▶ _THE RECORDS_
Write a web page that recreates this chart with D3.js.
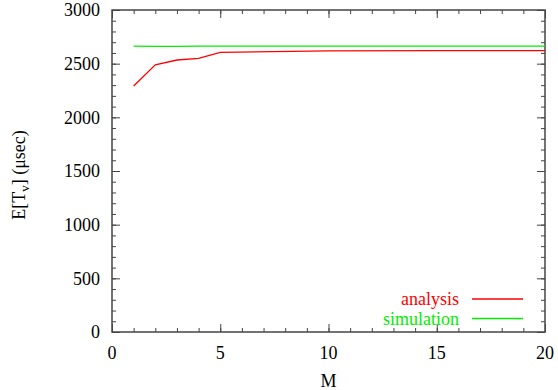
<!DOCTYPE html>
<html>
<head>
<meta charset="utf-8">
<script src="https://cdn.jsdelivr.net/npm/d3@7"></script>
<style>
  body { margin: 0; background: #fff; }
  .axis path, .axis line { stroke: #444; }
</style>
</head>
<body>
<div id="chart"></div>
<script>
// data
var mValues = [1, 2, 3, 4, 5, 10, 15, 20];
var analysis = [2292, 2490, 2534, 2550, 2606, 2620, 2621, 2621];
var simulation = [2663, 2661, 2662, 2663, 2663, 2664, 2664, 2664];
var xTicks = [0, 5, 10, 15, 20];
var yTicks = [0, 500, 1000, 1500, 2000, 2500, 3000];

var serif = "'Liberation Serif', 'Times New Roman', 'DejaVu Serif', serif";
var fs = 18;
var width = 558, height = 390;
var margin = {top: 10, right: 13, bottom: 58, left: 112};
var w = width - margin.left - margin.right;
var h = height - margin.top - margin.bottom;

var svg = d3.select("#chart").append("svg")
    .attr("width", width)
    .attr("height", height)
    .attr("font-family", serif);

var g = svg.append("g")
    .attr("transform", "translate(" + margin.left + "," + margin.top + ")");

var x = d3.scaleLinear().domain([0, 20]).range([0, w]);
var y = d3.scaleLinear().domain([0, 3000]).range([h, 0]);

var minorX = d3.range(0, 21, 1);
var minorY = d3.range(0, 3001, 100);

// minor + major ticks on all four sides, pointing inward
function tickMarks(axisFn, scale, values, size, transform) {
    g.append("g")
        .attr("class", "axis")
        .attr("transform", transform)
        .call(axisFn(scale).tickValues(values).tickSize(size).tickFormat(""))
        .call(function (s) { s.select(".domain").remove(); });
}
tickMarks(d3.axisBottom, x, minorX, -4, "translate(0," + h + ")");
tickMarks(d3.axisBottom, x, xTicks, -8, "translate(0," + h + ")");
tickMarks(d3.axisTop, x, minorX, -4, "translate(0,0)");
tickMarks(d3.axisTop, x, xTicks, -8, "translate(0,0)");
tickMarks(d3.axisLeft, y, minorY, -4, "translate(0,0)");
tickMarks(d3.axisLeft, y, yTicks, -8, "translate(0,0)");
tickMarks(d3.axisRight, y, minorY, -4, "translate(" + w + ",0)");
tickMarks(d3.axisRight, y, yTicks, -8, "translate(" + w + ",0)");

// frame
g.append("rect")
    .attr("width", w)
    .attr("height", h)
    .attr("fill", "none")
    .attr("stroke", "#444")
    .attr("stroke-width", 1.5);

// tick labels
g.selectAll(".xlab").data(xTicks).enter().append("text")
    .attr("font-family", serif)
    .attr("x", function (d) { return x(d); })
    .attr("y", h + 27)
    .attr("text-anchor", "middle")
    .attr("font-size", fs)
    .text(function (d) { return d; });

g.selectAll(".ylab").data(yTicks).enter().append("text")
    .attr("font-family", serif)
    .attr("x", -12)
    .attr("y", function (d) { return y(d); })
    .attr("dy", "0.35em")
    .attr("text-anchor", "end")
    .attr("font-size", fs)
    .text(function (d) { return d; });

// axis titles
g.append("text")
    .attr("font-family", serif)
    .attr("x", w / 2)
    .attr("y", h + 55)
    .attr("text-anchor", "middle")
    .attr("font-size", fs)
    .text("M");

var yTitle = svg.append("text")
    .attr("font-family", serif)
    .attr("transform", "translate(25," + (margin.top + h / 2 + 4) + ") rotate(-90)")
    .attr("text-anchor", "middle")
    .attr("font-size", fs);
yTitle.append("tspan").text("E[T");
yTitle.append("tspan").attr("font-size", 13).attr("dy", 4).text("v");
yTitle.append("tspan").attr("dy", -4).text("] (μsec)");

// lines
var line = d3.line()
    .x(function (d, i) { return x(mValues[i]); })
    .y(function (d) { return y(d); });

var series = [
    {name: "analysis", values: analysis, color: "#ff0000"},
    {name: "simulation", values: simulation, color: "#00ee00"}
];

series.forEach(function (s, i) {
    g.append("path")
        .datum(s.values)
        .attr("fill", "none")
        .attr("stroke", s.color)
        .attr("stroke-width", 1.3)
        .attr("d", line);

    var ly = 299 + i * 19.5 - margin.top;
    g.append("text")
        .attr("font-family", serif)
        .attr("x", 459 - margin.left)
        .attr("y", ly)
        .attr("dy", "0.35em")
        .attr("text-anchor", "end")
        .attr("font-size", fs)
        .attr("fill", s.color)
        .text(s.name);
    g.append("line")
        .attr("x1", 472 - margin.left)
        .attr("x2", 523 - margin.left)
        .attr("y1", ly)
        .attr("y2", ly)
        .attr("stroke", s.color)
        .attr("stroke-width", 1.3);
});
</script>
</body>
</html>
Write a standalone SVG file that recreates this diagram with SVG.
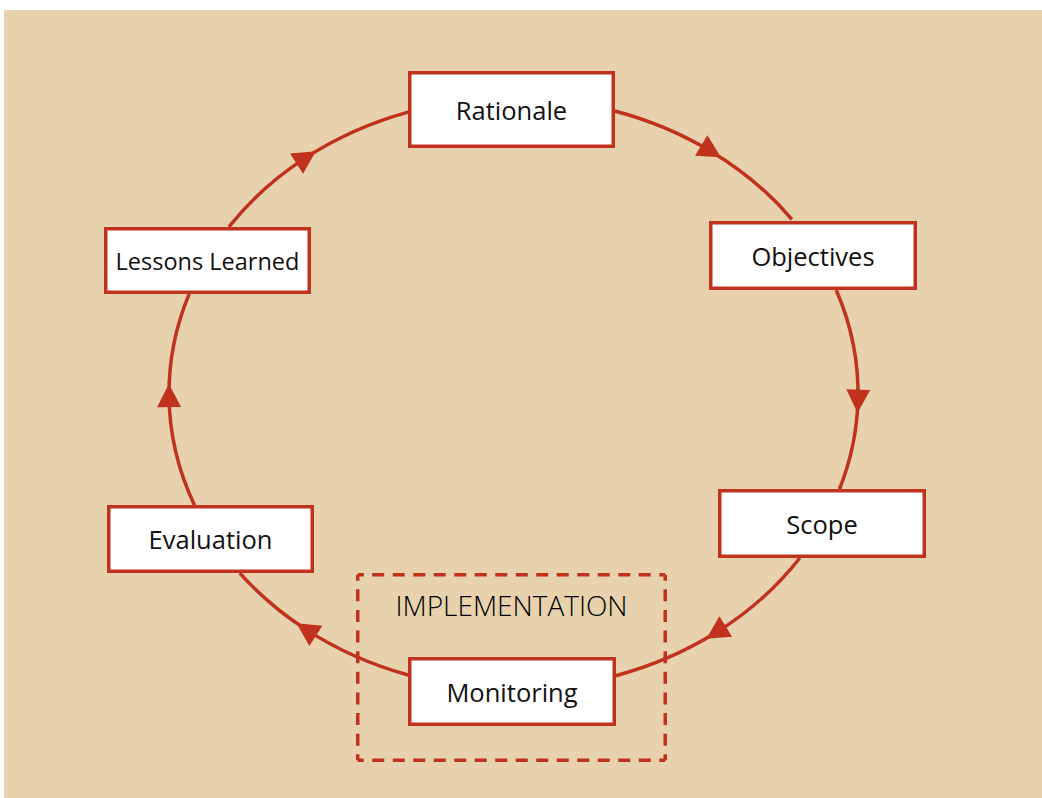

▶ _WRITTEN TASK_
Among the lines of the data above, count those holding "chart" and state only the number.

▶ _REPLY TO THE EXERCISE_
3